1. Field of the Invention
The present invention relates to a technology for retrieving a pattern image.
2. Description of the Related Art
In a manufacturing field, to develop a competitive product at low costs and to introduce the product into markets as early as possible, it is desirable to effectively utilize technical resources such as drawings of existing products. To find out necessary information from among a large number of drawings that have been accumulated, a retrieving technique that can efficiently retrieve a drawing including necessary parts is necessary.
In a simple method, retrieval has been performed mainly based on texts by using a part name provided to a drawing as a key word. Recently, to retrieve a part having a shape difficult to be expressed only with texts, a similar-pattern retrieving in which the retrieval is performed using pattern information of a part depicted in a drawing is also getting popular. Such a technology is disclosed in, for example, Technology and Research Report of Electronic Information and Communication Association, PRMU2004-225, pp. 79-84 (2005), titled “Proposal of Part Retrieval Approach Based on Patterns Obtained from Machine System Assembly Drawings” by Baba, Liu Rujie, Endo, Shiitani, Uehara, Masumoto, and Nagata; Proc. of IAPR Workshop on Document Analysis Systems (DASO4), September 2004, pp. 378-388, “Attributed Graph Matching Based Engineering Drawings Retrieval” by Liu Rujie, Baba, and Masumoto; and Proc. of the IEE International Conference on Visual Information Engineering: Convergence in Graphics and Vision (VIE2005), April 2005, pp. 45-50) titled “Component Parts Extraction from Assembly Drawings for Content Based Retrieval” by Liu Rujie, Baba, and Masumoto.
In the above technique, predetermined types of features are prepared in advance for information such as a pattern extracted from drawings. However, the features to be utilized in retrieving have to be designated by a user in a trial-and-error manner.
If a designated feature is not appropriate, precision of retrieval is degraded. If a desired pattern can not be retrieved, another feature has to be designated again to repeat the retrieval. Thus, the retrieval requires much time.
In the conventional method for designating a query image in the similar-pattern retrieving, as a query image to be designated first by a user, an image called “representative query image” is prepared for each roughly classified type (genre), such as bolt or nut, of drawing.

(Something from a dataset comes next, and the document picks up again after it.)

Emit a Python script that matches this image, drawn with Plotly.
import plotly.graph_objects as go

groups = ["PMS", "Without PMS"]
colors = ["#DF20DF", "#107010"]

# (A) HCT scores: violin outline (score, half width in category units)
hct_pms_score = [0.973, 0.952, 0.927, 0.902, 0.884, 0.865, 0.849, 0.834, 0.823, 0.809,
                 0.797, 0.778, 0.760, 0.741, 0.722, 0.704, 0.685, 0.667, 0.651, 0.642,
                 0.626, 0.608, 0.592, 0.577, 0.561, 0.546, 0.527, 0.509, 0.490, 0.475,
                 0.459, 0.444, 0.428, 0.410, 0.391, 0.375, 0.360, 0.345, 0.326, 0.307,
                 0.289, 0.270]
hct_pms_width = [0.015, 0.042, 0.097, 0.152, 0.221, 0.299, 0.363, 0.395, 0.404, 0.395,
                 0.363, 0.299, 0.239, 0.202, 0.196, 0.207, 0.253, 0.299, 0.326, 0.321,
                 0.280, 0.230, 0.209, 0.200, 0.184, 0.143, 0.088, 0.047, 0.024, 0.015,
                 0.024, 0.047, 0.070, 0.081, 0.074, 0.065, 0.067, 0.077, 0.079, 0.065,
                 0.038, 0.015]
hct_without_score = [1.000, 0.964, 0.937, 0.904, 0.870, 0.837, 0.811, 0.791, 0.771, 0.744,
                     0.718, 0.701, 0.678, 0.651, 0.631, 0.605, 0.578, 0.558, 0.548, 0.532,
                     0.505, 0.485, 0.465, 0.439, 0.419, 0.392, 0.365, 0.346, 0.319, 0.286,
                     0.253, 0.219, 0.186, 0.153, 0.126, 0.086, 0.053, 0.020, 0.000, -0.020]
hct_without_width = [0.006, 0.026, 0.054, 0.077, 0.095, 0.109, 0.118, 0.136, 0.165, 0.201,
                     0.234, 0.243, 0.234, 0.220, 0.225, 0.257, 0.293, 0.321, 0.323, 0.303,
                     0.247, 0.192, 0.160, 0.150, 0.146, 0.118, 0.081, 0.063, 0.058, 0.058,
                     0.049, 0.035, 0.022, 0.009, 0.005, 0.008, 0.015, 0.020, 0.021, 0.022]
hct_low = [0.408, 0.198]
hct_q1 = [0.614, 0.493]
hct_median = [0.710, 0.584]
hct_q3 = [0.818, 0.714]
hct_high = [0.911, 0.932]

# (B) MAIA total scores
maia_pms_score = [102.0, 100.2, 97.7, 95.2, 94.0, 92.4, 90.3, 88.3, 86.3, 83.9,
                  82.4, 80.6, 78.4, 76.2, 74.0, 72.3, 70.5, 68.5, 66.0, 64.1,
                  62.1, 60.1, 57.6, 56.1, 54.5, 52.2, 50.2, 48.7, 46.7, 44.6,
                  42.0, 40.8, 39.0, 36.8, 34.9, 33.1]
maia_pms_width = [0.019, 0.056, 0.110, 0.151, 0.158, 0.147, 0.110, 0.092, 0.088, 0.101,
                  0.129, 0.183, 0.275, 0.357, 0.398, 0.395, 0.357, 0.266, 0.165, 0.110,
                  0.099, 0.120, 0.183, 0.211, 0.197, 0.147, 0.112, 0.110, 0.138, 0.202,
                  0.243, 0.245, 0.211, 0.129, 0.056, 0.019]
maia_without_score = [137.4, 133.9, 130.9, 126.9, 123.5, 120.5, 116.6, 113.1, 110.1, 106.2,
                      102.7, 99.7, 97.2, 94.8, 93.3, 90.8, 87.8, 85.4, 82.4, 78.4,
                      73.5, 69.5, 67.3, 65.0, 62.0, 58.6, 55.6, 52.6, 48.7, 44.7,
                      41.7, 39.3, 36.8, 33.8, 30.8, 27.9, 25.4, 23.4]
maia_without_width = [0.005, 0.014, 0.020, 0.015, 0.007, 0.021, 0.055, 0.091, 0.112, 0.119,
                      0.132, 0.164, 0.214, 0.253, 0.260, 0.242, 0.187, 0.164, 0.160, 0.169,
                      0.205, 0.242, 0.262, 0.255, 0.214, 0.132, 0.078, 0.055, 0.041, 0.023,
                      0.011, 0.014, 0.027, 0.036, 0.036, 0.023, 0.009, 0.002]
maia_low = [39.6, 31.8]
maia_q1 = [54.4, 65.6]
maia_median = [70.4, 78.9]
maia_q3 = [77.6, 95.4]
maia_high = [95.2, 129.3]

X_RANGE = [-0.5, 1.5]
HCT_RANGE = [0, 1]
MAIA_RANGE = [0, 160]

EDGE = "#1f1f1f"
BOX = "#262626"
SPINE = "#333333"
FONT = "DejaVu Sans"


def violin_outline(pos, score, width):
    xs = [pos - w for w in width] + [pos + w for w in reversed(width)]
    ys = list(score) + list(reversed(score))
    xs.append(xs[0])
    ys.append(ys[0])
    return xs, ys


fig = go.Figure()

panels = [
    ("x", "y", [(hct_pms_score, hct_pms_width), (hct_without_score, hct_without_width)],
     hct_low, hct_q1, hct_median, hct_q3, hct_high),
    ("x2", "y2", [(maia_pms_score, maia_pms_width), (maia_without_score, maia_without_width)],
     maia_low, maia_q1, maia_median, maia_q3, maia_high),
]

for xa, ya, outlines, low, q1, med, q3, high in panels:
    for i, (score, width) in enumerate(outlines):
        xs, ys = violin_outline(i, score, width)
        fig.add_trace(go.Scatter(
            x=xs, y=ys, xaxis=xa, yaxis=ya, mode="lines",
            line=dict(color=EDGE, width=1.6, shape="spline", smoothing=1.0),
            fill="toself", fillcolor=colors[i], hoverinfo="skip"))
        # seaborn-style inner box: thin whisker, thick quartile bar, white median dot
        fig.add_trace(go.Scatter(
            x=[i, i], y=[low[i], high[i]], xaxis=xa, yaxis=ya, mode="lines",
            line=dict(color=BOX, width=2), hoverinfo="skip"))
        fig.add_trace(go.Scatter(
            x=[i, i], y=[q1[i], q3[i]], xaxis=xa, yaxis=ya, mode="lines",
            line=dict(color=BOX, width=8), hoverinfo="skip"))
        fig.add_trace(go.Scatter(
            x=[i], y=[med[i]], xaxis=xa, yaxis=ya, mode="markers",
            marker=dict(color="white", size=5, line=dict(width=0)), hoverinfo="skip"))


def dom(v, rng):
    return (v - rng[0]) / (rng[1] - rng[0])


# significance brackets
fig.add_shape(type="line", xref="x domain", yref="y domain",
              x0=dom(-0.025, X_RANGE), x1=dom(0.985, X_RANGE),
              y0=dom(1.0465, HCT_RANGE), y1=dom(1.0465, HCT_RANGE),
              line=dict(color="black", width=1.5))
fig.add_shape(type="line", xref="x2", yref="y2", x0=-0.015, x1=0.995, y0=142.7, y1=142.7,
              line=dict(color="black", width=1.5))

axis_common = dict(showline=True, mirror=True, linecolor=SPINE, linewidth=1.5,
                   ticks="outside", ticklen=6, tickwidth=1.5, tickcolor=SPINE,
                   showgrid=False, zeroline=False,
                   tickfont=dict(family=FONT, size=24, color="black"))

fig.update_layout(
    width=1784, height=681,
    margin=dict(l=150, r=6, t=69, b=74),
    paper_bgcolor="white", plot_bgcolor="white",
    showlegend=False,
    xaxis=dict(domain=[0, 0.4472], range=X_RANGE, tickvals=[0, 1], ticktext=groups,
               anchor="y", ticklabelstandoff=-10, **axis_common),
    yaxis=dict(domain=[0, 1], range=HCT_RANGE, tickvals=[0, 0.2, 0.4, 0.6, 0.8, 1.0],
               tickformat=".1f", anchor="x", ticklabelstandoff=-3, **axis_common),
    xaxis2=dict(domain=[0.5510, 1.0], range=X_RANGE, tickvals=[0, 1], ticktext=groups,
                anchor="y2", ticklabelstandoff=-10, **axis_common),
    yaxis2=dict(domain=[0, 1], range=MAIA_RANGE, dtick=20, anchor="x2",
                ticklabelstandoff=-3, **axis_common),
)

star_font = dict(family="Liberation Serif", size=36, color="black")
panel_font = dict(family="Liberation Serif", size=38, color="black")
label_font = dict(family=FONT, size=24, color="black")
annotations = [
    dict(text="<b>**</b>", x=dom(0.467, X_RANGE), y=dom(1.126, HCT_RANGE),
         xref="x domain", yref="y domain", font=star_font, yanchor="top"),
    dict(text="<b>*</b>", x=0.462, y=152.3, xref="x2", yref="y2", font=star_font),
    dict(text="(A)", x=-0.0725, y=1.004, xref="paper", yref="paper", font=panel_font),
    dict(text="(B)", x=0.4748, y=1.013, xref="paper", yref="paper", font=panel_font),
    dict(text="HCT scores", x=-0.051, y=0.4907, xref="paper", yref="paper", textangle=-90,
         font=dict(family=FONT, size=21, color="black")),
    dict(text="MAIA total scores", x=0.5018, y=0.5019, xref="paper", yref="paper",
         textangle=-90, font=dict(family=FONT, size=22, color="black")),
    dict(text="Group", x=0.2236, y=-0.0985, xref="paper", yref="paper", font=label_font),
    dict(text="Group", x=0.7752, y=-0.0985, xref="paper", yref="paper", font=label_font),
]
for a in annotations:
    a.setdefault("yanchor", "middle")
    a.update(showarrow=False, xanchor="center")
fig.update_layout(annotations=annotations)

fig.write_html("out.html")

In such similar-pattern retrieval, empirically obtained knowledge cannot be effectively utilized even when it is empirically known that higher retrieval precision can be obtained using a different type of feature depending on a representative query image. For example, even when it is understood that higher retrieval precision can be respectively obtained using feature a for a representative query image A, and using feature b for a representative query image B, there is no mechanism in the conventional similar-pattern retrieval to utilizes such information.
Therefore, when a new query image α is given, a feature to be used has to be designated by a user in a trial-and-error manner without utilizing the empirically obtained information.